[Your goal]
Copy the lines holding the word "matplotlib", all of them.

** start of Records for this exercise **

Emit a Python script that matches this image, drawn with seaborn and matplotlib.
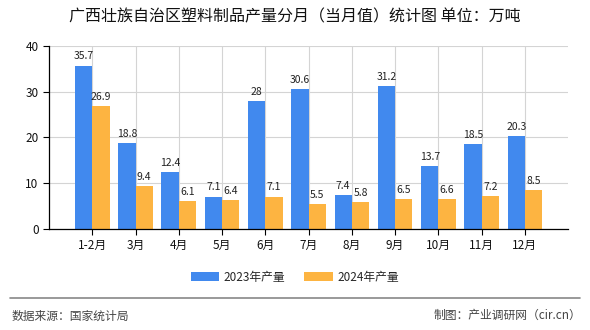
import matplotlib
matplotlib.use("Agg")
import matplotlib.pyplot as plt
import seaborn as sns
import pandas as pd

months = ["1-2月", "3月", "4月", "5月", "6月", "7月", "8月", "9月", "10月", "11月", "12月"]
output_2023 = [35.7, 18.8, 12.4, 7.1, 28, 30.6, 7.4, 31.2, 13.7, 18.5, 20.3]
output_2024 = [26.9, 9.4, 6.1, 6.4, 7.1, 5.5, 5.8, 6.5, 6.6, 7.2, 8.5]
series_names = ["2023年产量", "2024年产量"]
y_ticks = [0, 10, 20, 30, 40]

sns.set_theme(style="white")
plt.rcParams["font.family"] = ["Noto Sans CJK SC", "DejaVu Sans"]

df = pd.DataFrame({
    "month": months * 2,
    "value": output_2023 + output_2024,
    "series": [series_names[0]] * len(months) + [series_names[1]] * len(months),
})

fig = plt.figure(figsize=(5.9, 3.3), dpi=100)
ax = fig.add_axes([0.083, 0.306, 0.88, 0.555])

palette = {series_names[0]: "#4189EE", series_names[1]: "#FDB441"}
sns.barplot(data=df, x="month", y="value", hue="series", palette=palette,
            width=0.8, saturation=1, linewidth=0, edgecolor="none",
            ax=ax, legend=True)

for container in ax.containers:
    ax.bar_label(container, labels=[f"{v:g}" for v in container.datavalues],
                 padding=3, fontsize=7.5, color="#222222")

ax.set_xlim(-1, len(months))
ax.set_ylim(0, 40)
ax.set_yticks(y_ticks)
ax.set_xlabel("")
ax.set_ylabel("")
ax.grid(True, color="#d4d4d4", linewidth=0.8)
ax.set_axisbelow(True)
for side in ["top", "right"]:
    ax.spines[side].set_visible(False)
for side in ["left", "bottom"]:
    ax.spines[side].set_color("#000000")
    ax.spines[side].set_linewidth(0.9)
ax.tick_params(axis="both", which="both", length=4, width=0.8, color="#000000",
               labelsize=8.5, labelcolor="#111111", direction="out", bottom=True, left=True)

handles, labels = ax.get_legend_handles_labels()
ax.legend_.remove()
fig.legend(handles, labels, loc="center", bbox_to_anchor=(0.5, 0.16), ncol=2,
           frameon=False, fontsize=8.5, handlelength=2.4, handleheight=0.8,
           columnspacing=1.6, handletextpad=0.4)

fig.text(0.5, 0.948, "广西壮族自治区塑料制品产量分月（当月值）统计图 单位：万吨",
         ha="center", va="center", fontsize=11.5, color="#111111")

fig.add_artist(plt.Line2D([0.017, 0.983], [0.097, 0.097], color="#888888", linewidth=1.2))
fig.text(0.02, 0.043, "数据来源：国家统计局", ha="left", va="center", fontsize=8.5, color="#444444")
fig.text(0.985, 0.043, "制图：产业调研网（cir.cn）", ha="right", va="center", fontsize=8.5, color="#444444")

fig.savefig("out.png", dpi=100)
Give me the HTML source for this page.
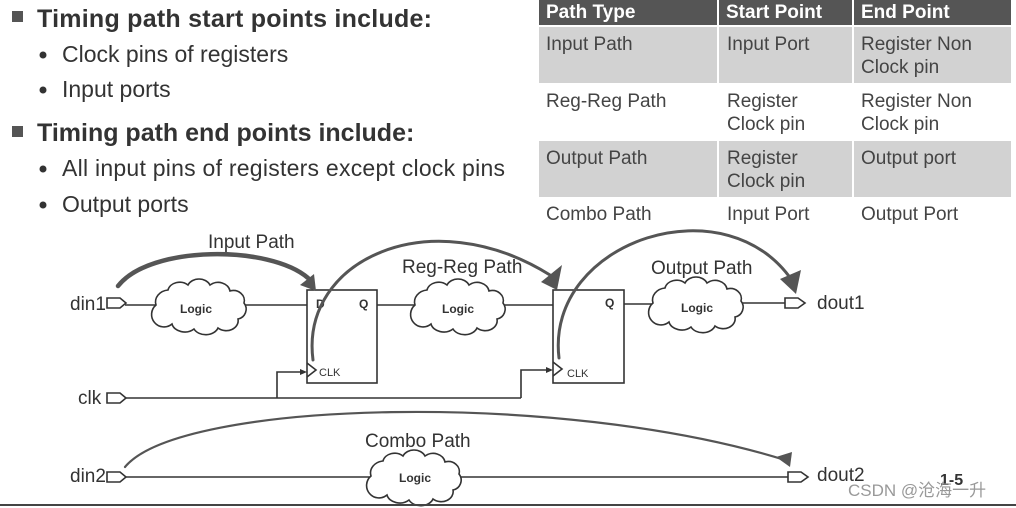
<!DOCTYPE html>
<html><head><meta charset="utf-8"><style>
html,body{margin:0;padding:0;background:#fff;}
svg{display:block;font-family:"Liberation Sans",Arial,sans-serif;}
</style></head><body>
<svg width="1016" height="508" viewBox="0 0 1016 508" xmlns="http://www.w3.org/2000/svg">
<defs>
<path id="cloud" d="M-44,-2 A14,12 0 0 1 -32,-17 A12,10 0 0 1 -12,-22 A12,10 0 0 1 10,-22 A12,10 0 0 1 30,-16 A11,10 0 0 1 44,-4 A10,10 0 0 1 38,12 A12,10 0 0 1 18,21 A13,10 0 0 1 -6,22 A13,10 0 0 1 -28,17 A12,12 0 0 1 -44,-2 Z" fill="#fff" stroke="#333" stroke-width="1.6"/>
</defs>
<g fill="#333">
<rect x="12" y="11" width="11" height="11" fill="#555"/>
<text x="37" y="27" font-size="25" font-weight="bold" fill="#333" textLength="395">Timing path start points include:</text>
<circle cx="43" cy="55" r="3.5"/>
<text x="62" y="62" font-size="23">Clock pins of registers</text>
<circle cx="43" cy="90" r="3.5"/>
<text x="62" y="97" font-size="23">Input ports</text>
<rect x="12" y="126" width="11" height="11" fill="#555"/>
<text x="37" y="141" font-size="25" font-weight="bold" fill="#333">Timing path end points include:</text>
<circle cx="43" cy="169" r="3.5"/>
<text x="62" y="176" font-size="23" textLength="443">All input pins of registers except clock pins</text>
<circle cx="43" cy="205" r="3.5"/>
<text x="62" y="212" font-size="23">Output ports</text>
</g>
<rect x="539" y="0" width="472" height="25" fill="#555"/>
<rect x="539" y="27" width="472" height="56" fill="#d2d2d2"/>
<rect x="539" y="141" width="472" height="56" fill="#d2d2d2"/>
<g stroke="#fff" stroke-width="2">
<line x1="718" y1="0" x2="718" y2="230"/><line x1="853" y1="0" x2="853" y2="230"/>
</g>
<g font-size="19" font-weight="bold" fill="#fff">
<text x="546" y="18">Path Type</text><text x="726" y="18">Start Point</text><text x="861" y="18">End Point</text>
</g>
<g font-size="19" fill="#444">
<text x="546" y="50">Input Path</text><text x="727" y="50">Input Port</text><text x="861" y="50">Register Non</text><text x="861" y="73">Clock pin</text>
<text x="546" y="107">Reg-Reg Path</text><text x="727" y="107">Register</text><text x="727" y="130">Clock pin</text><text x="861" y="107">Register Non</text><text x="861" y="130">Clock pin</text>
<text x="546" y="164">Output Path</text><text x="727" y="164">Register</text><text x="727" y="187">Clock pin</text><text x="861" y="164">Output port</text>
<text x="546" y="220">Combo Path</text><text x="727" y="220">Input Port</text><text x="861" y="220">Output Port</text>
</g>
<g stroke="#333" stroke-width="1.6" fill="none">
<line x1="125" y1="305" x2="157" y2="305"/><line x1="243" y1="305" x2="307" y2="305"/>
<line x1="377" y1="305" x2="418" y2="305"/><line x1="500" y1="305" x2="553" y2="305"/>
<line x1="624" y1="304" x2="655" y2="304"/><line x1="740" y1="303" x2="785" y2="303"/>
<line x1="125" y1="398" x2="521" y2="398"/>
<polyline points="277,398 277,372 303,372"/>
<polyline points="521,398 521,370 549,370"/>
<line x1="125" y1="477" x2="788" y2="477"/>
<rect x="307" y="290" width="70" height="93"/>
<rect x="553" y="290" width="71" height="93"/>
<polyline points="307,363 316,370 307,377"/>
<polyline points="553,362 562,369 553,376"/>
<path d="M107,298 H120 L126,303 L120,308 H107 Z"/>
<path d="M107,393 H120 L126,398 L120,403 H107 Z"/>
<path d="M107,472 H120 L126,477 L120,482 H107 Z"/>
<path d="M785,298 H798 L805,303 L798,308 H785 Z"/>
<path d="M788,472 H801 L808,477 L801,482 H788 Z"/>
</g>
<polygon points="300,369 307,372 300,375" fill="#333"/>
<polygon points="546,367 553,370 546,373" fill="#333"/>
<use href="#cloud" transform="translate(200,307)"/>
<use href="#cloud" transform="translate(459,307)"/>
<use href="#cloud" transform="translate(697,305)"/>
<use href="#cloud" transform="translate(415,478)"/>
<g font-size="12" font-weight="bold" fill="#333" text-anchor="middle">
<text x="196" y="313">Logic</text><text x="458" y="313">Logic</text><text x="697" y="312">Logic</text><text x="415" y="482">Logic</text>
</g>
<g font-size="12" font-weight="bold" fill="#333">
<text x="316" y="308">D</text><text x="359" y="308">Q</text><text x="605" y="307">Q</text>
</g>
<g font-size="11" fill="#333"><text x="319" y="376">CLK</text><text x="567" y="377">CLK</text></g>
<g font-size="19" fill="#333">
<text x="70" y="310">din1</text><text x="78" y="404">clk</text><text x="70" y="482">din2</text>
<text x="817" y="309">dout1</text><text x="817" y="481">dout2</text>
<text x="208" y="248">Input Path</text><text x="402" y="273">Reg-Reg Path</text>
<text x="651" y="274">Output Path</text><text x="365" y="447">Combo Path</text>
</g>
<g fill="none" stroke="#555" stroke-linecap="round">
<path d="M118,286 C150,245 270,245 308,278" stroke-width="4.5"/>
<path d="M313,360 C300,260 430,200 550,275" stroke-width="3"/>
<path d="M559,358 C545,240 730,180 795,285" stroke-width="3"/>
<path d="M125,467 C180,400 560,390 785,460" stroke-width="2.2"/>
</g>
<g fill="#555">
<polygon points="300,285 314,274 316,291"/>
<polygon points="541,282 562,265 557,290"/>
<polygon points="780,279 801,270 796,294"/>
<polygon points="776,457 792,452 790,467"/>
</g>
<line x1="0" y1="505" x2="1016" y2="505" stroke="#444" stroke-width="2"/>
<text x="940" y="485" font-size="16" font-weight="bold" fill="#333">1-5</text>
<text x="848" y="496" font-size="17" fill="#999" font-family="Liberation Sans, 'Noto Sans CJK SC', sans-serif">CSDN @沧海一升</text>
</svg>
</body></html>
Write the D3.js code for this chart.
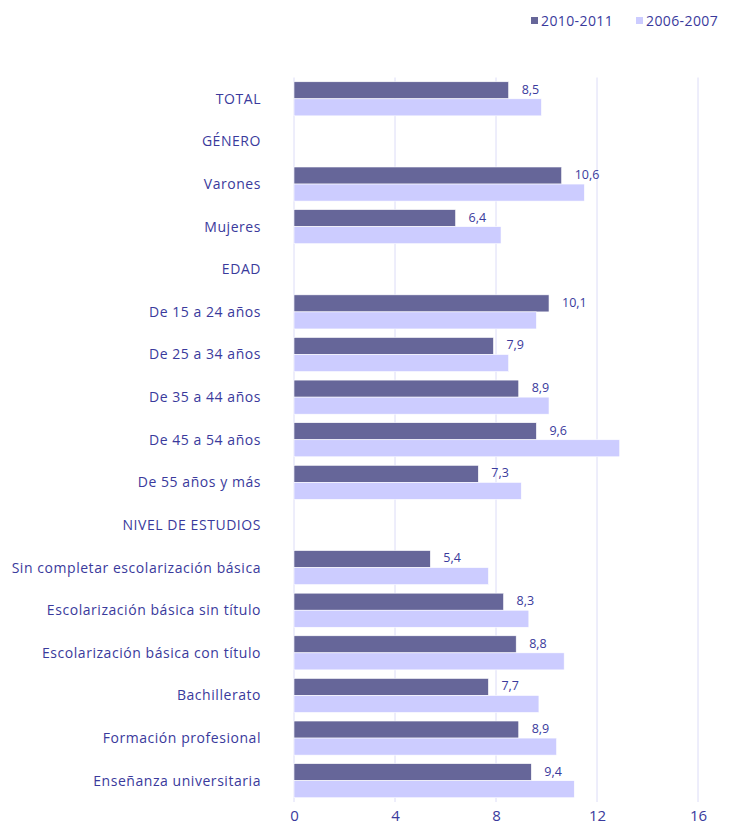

** end of Records for this exercise **

[Exercise solution]
Emit a Python script that matches this image, drawn with seaborn and matplotlib.
import matplotlib
matplotlib.use("Agg")
import matplotlib.pyplot as plt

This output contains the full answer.